Breckland Birder

Breckland Birder
Crossbill in Breckland, Norfolk Photo by Paul Newport

Wednesday, 21 October 2015

Starling Spectacular

On Tuesday 20th October I joined my very good friend Richard Farrow for a days birding on the North Norfolk Coast at Burnham Overy Dunes.  I arrived to meet Richard at our start point on the A149 coast road.
Arguably, October is the best month of the year for birding if your specialist passion is migration, and we were straight away reminded of this natural phenomena when many hundreds of Pink-footed Geese appeared over the Dunes and marsh to make their way inland to feed for the day.
It was clearly evident that a fall of Robins and Goldcrests had occurred, and this became even more apparent as the day wore on, especially with Goldcrests, which numbered in their hundreds.

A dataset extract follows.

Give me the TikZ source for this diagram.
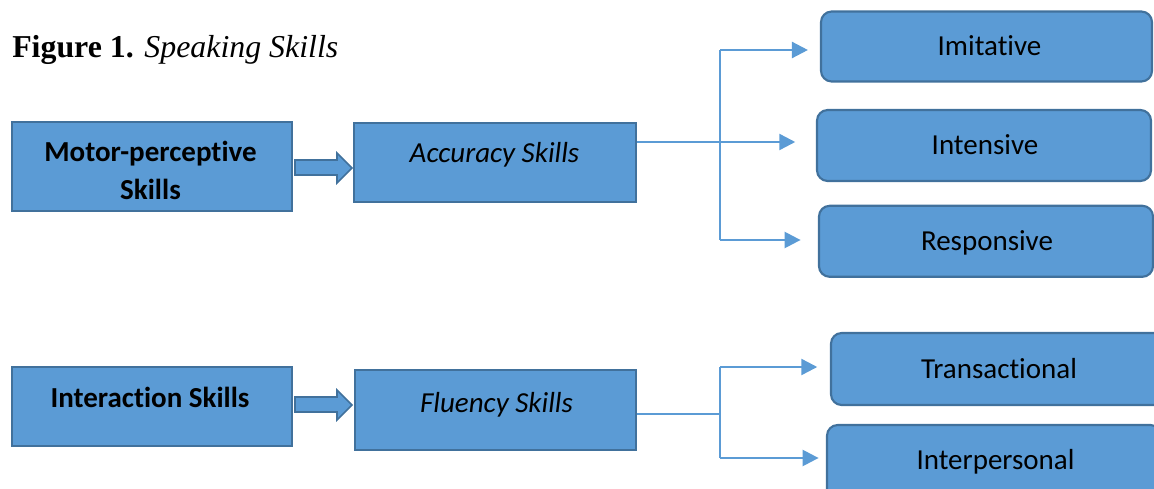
\documentclass[tikz,border=0pt]{standalone}
\usepackage{fontspec}
\setmainfont[Ligatures={NoCommon}]{Carlito}
\newfontfamily\timesf{Liberation Serif}
\usetikzlibrary{arrows.meta}
\definecolor{boxfill}{HTML}{5B9BD5}
\definecolor{boxline}{HTML}{41719C}
\begin{document}
\begin{tikzpicture}[x=0.75pt,y=-0.75pt,
 sqbox/.style={draw=boxline,fill=boxfill,line width=1.6pt,inner sep=0pt},
 rbox/.style={sqbox,rounded corners=8pt},
 lab/.style={font=\fontsize{21.75}{28.5}\selectfont,text=black,align=center,inner sep=0pt,text height=14pt,text depth=0pt},
 conn/.style={draw=boxfill,line width=1.8pt},
 tip/.style={-{Triangle[length=12pt,width=12pt]}},
 blockarrow/.style={draw=boxline,fill=boxfill,line width=1.2pt,line join=miter}]
\useasboundingbox (0,0) rectangle (1154,489);
\clip (0,0) rectangle (1154,489);

% title
\node[anchor=base west,inner sep=0pt,font=\timesf\fontsize{23.9}{28}\selectfont] (title) at (12,57) {\textbf{Figure 1.} \textit{Speaking Skills}};

% left boxes
\node[sqbox,minimum width=280*0.75pt,minimum height=89*0.75pt] (motor) at (152,166.5) {};
\node[lab,font=\fontsize{21.75}{28.5}\selectfont\bfseries,anchor=north,text height=42.5pt] (motorT) at (150.5,143) {Motor-perceptive\\Skills};
\node[sqbox,minimum width=282*0.75pt,minimum height=79*0.75pt] (acc) at (495,162.5) {};
\node[lab,font=\fontsize{21.75}{28.5}\selectfont\itshape] (accT) at (494.5,153) {Accuracy Skills};

\node[sqbox,minimum width=280*0.75pt,minimum height=79*0.75pt] (inter) at (152,406.5) {};
\node[lab,font=\fontsize{21.75}{28.5}\selectfont\bfseries] (interT) at (150,398) {Interaction Skills};
\node[sqbox,minimum width=281*0.75pt,minimum height=80*0.75pt] (flu) at (495.5,410) {};
\node[lab,font=\fontsize{21.75}{28.5}\selectfont\itshape] (fluT) at (496.5,403) {Fluency Skills};

% block arrows
\draw[blockarrow] (295,160) -- (337,160) -- (337,153) -- (352,168) -- (337,183) -- (337,175) -- (295,175) -- cycle;
\draw[blockarrow] (295,397) -- (337,397) -- (337,390) -- (352,405) -- (337,420) -- (337,412) -- (295,412) -- cycle;

% right boxes
\node[rbox,minimum width=331*0.75pt,minimum height=70*0.75pt] (imit) at (986.5,46.5) {};
\node[lab] (imitT) at (989.5,46) {Imitative};
\node[rbox,minimum width=334*0.75pt,minimum height=71*0.75pt] (inten) at (984,145.5) {};
\node[lab] (intenT) at (985,145) {Intensive};
\node[rbox,minimum width=334*0.75pt,minimum height=71*0.75pt] (resp) at (986,241.3) {};
\node[lab] (respT) at (987,241) {Responsive};
\node[rbox,minimum width=334*0.75pt,minimum height=72*0.75pt] (trans) at (998,369) {};
\node[lab] (transT) at (999,369) {Transactional};
\node[rbox,minimum width=334*0.75pt,minimum height=76*0.75pt] (interp) at (994,463) {};
\node[lab] (interpT) at (995.5,460) {Interpersonal};

% connectors (upper)
\coordinate (j1) at (720,142);
\coordinate (j1t) at (720,50);
\coordinate (j1b) at (720,240);
\draw[conn] (acc.east |- j1) -- (j1);
\draw[conn] (j1t) -- (j1b);
\draw[conn,tip,shorten >=9pt] (j1t) -- (imit.west |- j1t);
\draw[conn,tip,shorten >=15.5pt] (j1) -- (inten.west |- j1);
\draw[conn,tip,shorten >=13pt] (j1b) -- (resp.west |- j1b);

% connectors (lower)
\coordinate (j2) at (720,414);
\coordinate (j2t) at (720,367);
\coordinate (j2b) at (720,458);
\draw[conn] (flu.east |- j2) -- (j2);
\draw[conn] (j2t) -- (j2b);
\draw[conn,tip,shorten >=9.5pt] (j2t) -- (trans.west |- j2t);
\draw[conn,tip,shorten >=5.5pt] (j2b) -- (interp.west |- j2b);
\end{tikzpicture}
\end{document}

From first light flocks of Starlings appeared in the east and passed over in a westerly heading, this passage became more frequent and heavier as the morning went on.  Varying sizes of flocks were seen with the largest numbering many hundreds and once one flock passed over, another soon appeared, and so this continued all morning with numbers and flocks petering out by the afternoon.
During their passage the largest flocks of Starlings moved on in very wide waves with several hundred meters from one end of the flock to the other.  It is fair to conclude that the numbers of Starlings involved in this passage numbered many thousands of birds.
These flocks of Starlings were often accompanied by other species, mostly Finches, most appeared to be a mixture of Chaffinches and Bramblings, but also Greenfinches and smaller numbers of Siskins and Redpolls, however, late morning one flock of Starlings comprised Finches which included at least 4 Crossbills whose distinctive flight call was clearly heard.

Literature indicates that Starlings move at varying times according to where they depart from.  Mid October in undoubtedly the peak for migration with the birds seen today originating from Finland, Russia, Poland, and the low countries.  The aim of these Starlings is to abandon the much colder winters in Northern Europe ad to seek warmth and feeding in Britain where they will join British birds and form very large flocks.  The vast murmurations and the spectacular pre-roost displays for which Starlings are famous for will undoubtedly be a mixture of both British and Continental birds.
Return migration to Northern Europe by continental Starlings starts in March of each year.
This particular visit to the North Norfolk Coast saw many migratory species to keep one entertained, but just as exciting was watching this wonderful spectacle of Starling migration.